C. Read from your space encyclopedia/science textbook/library books about solar eclipses. Words to look up: orbit, totality, umbra, penumbra, corona, eclipse, atmosphere, lunar, solar. For older students, prepare a handout with these words and have them copy the definition from the encyclopedia (or use the second page below).
D. Watch NASA live streaming: some libraries will have a public event of the four-hour broadcast but, of course, you can watch it from home if you have access to NASA TV or the internet. You don’t have to watch it all, of course. One hour will probably be enough to give your children an idea of what is going on across the nation.
E. Solar eclipse lunch. Tostadas with black beans (the Sun covered by the “dark” Moon). Definitely have chocolate/carob cake for dessert. Use a round pan.
F. Solar eclipse art and/or craft. Here are three ideas, all simple and cute.
1. Have the children draw what they saw or how they would imagine a total eclipse would look.
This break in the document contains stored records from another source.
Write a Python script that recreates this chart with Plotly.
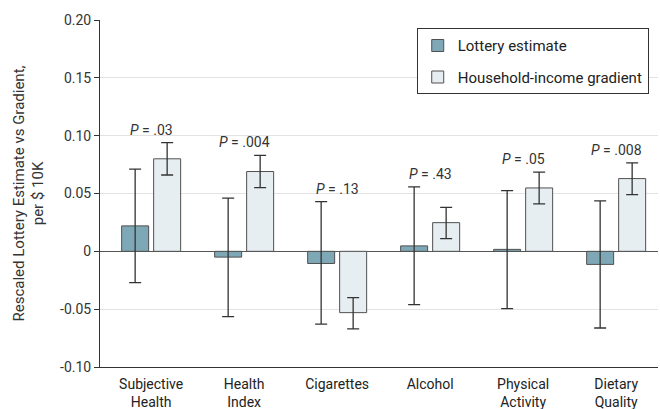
import plotly.graph_objects as go

categories = ["Subjective<br>Health", "Health<br>Index", "Cigarettes", "Alcohol", "Physical<br>Activity", "Dietary<br>Quality"]
lottery = [0.022, -0.005, -0.0105, 0.0047, 0.0017, -0.0113]
lottery_hi = [0.071, 0.046, 0.043, 0.0557, 0.0525, 0.0436]
lottery_lo = [-0.027, -0.0565, -0.063, -0.046, -0.0496, -0.0663]
gradient = [0.080, 0.069, -0.053, 0.0248, 0.0548, 0.0629]
gradient_hi = [0.094, 0.083, -0.040, 0.038, 0.0684, 0.0765]
gradient_lo = [0.066, 0.055, -0.067, 0.011, 0.041, 0.049]
p_labels = ["<i>P</i> = .03", "<i>P</i> = .004", "<i>P</i> = .13", "<i>P</i> = .43", "<i>P</i> = .05", "<i>P</i> = .008"]
y_ticks = [-0.10, -0.05, 0, 0.05, 0.10, 0.15, 0.20]
y_ticklabels = ["-0.10", "-0.05", "0", "0.05", "0.10", "0.15", "0.20"]

FONT = "Roboto, Liberation Sans, sans-serif"

fig = go.Figure()
fig.add_trace(go.Bar(
    x=categories, y=lottery, name="Lottery estimate", legendgroup="a",
    marker=dict(color="#7FA8B7", line=dict(color="#505050", width=1)),
    error_y=dict(type="data", symmetric=False,
                 array=[h - v for h, v in zip(lottery_hi, lottery)],
                 arrayminus=[v - l for l, v in zip(lottery_lo, lottery)],
                 color="#333333", thickness=1.3, width=6),
))
fig.add_trace(go.Bar(
    x=categories, y=gradient, name="Household-income gradient", legendgroup="b",
    marker=dict(color="#E6EEF2", line=dict(color="#505050", width=1)),
    error_y=dict(type="data", symmetric=False,
                 array=[h - v for h, v in zip(gradient_hi, gradient)],
                 arrayminus=[v - l for l, v in zip(gradient_lo, gradient)],
                 color="#333333", thickness=1.3, width=6),
))

for c, lab, a, b in zip(categories, p_labels, lottery_hi, gradient_hi):
    fig.add_annotation(x=c, y=max(a, b), text=lab, showarrow=False,
                       yanchor="middle", yshift=13,
                       font=dict(size=14, color="#333333", family=FONT))

fig.update_layout(
    width=660, height=409,
    margin=dict(l=100, r=2, t=20, b=42),
    paper_bgcolor="white", plot_bgcolor="white",
    barmode="group", bargap=0.312, bargroupgap=0.156,
    font=dict(family=FONT, size=14, color="#333333"),
    legend=dict(x=0.5676, y=0.9762, xanchor="left", yanchor="top",
                bordercolor="#333333", borderwidth=1, bgcolor="white",
                font=dict(size=15, color="#222222"), tracegroupgap=9,
                traceorder="grouped"),
    showlegend=True,
)
fig.update_xaxes(showgrid=False, showline=True, linecolor="#333333", linewidth=1,
                 ticks="", range=[-0.55, 5.45], tickfont=dict(size=14, color="#222222"),
                 ticklabelstandoff=4, automargin=False, zeroline=False, mirror=False)
fig.update_yaxes(range=[-0.10, 0.20], tickvals=y_ticks, ticktext=y_ticklabels,
                 showgrid=True, gridcolor="#E3E3E3", gridwidth=1,
                 zeroline=True, zerolinecolor="#555555", zerolinewidth=1,
                 showline=True, linecolor="#333333", linewidth=1,
                 ticks="outside", ticklen=5, tickcolor="#333333",
                 tickfont=dict(size=14, color="#333333"),
                 title=dict(text="Rescaled Lottery Estimate vs Gradient,<br>per $ 10K",
                            font=dict(size=15, color="#333333"), standoff=12))

fig.write_html("out.html", config={"displayModeBar": False},
               post_script="document.body.style.margin='0';")
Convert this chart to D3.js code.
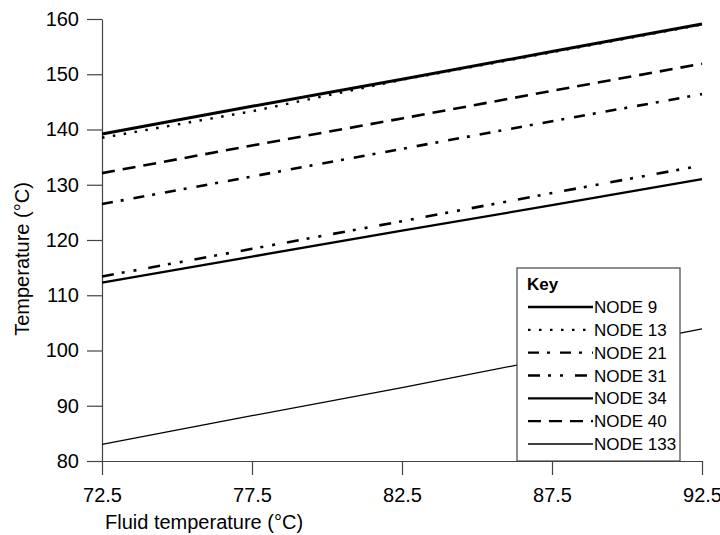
<!DOCTYPE html>
<html>
<head>
<meta charset="utf-8">
<script src="https://cdn.jsdelivr.net/npm/d3@7"></script>
<style>
  body { margin: 0; background: #fff; }
  svg { font-family: "Liberation Sans", Arial, sans-serif; }
</style>
</head>
<body>
<script>
// fluid temperature (x) values
var fluidTemps = [72.5, 77.5, 82.5, 87.5, 92.5];

// node temperatures, one array per node
var node9   = [139.2, 144.2, 149.1, 154.1, 159.1];
var node13  = [138.5, 143.3, 149.0, 154.0, 159.0];
var node21  = [126.5, 131.5, 136.5, 141.5, 146.4];
var node31  = [113.4, 118.4, 123.4, 128.5, 133.5];
var node34  = [112.3, 117.0, 121.7, 126.3, 131.0];
var node40  = [132.1, 137.1, 142.0, 147.0, 151.9];
var node133 = [83.0, 88.2, 93.3, 98.6, 103.9];

var nodeNames = ["NODE 9", "NODE 13", "NODE 21", "NODE 31", "NODE 34", "NODE 40", "NODE 133"];
var xTicks = [72.5, 77.5, 82.5, 87.5, 92.5];
var yTicks = [80, 90, 100, 110, 120, 130, 140, 150, 160];

// line styles
var styles = {
  "NODE 9":   {width: 3,   dash: null},
  "NODE 13":  {width: 2.5, dash: "2.5,8.5"},
  "NODE 21":  {width: 2.6, dash: "11,8,3,10"},
  "NODE 31":  {width: 2.6, dash: "12,8,3,9,3,12"},
  "NODE 34":  {width: 2.3, dash: null},
  "NODE 40":  {width: 2.6, dash: "13,8"},
  "NODE 133": {width: 1.3, dash: null}
};

var series = [
  {name: "NODE 9", values: node9},
  {name: "NODE 13", values: node13},
  {name: "NODE 21", values: node21},
  {name: "NODE 31", values: node31},
  {name: "NODE 34", values: node34},
  {name: "NODE 40", values: node40},
  {name: "NODE 133", values: node133}
];

var w = 720, h = 535;
var plotLeft = 102, plotRight = 702, plotTop = 19, plotBottom = 461;

var svg = d3.select("body").append("svg")
  .attr("width", w)
  .attr("height", h);

var x = d3.scaleLinear().domain([72.5, 92.5]).range([plotLeft, plotRight]);
var y = d3.scaleLinear().domain([80, 160]).range([plotBottom, plotTop]);

var axisColor = "#444";

// y axis
var gy = svg.append("g")
  .attr("transform", "translate(" + plotLeft + ",0)")
  .call(d3.axisLeft(y).tickValues(yTicks).tickSize(15).tickSizeOuter(0).tickPadding(8));

// x axis
var gx = svg.append("g")
  .attr("transform", "translate(0," + plotBottom + ")")
  .call(d3.axisBottom(x).tickValues(xTicks).tickSize(14).tickSizeOuter(0).tickPadding(13)
    .tickFormat(d3.format(".1f")));

[gx, gy].forEach(function(g) {
  g.select(".domain").attr("stroke", axisColor).attr("stroke-width", 1.2);
  g.selectAll(".tick line").attr("stroke", axisColor).attr("stroke-width", 1.2);
  g.selectAll(".tick text")
    .attr("fill", "#000")
    .style("font-size", "20px")
    .style("font-family", "'Liberation Sans', Arial, sans-serif");
});

// axis titles
svg.append("text")
  .attr("x", 105)
  .attr("y", 529)
  .style("font-size", "20px")
  .text("Fluid temperature (\u00B0C)");

svg.append("text")
  .attr("transform", "translate(29,259) rotate(-90)")
  .attr("text-anchor", "middle")
  .style("font-size", "20px")
  .text("Temperature (\u00B0C)");

// lines
var line = d3.line()
  .x(function(d, i) { return x(fluidTemps[i]); })
  .y(function(d) { return y(d); });

svg.selectAll("path.node")
  .data(series)
  .enter()
  .append("path")
  .attr("class", "node")
  .attr("d", function(d) { return line(d.values); })
  .attr("fill", "none")
  .attr("stroke", "#000")
  .attr("stroke-width", function(d) { return styles[d.name].width; })
  .attr("stroke-dasharray", function(d) { return styles[d.name].dash; });

// legend
var lgX = 517, lgY = 268, lgW = 163, lgH = plotBottom - 268;
var lg = svg.append("g");

lg.append("rect")
  .attr("x", lgX)
  .attr("y", lgY)
  .attr("width", lgW)
  .attr("height", lgH)
  .attr("fill", "#fff")
  .attr("stroke", axisColor)
  .attr("stroke-width", 1.2);

lg.append("text")
  .attr("x", lgX + 10)
  .attr("y", lgY + 22)
  .style("font-size", "17px")
  .style("font-weight", "bold")
  .text("Key");

var rowY = d3.scalePoint().domain(nodeNames).range([lgY + 39, lgY + 176]);

var rows = lg.selectAll("g.row")
  .data(nodeNames)
  .enter()
  .append("g")
  .attr("class", "row")
  .attr("transform", function(d) { return "translate(0," + rowY(d) + ")"; });

rows.append("line")
  .attr("x1", lgX + 11)
  .attr("x2", lgX + 76)
  .attr("stroke", "#000")
  .attr("stroke-width", function(d) { return Math.min(styles[d].width, 2.4); })
  .attr("stroke-dasharray", function(d) { return styles[d].dash; });

rows.append("text")
  .attr("x", lgX + 77)
  .attr("dy", "0.36em")
  .style("font-size", "17px")
  .text(function(d) { return d; });
</script>
</body>
</html>
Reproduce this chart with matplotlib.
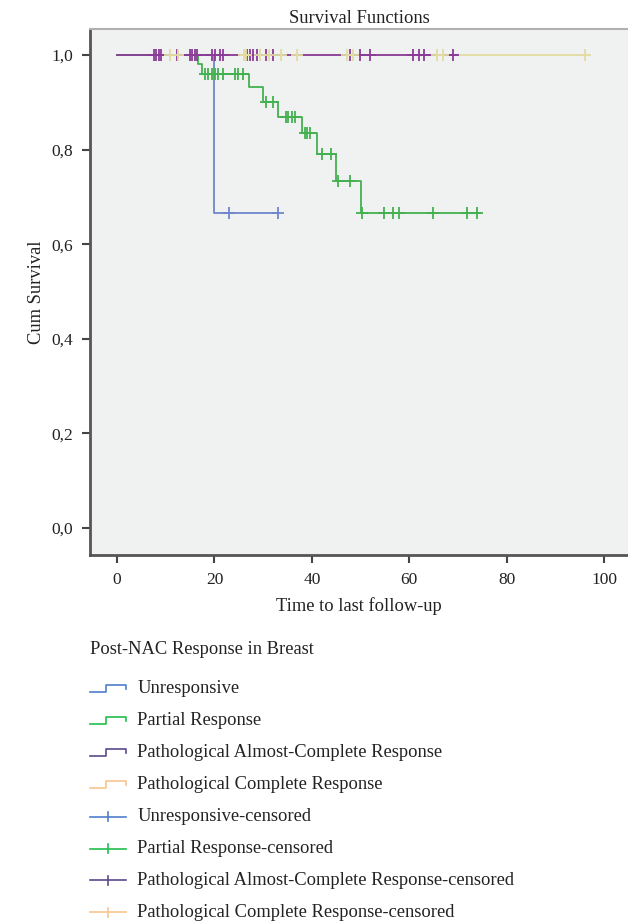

2. Using play dough, have them make a model of the position of the Sun, Moon and Earth during a solar eclipse. You could connect the three celestial bodies with toothpicks and make each in a different color: white play dough for the Moon, yellow for the Sun, and blue or green for the Earth. Set it on a paper plate and take pictures of it for your science binder/portfolio/lapbook (so you can discard the actual project later and not feel so guilty about it).
3. Have the children paint one paper plate yellow, red and orange to represent the Sun. They can then paint another one black to represent the Moon. Have them use sponges or small circles from a pool noodle for a great texture, instead of brushes. Once dry, they can simulate the eclipse by slowly moving the Moon over the Sun.
1. Buy solar eclipse glasses if you plan to look at the actual event. We got ours from the Sugarlands Visitor Center in the Great Smoky Mountains National Park. Many physical or online stores have them.
2. Get all your food made the day before.
3. Gather all books and supplies.
Talk Like A Scientist
Look up these words in a science encyclopedia. Copy the definitions in the space below.
- orbit =
- totality =
- umbra =
- penumbra =
- corona =
- eclipse =
- atmosphere =
- lunar =
- solar =
Stay safe! Do not look at the Sun without special eclipse glasses. Sunglasses are not safe.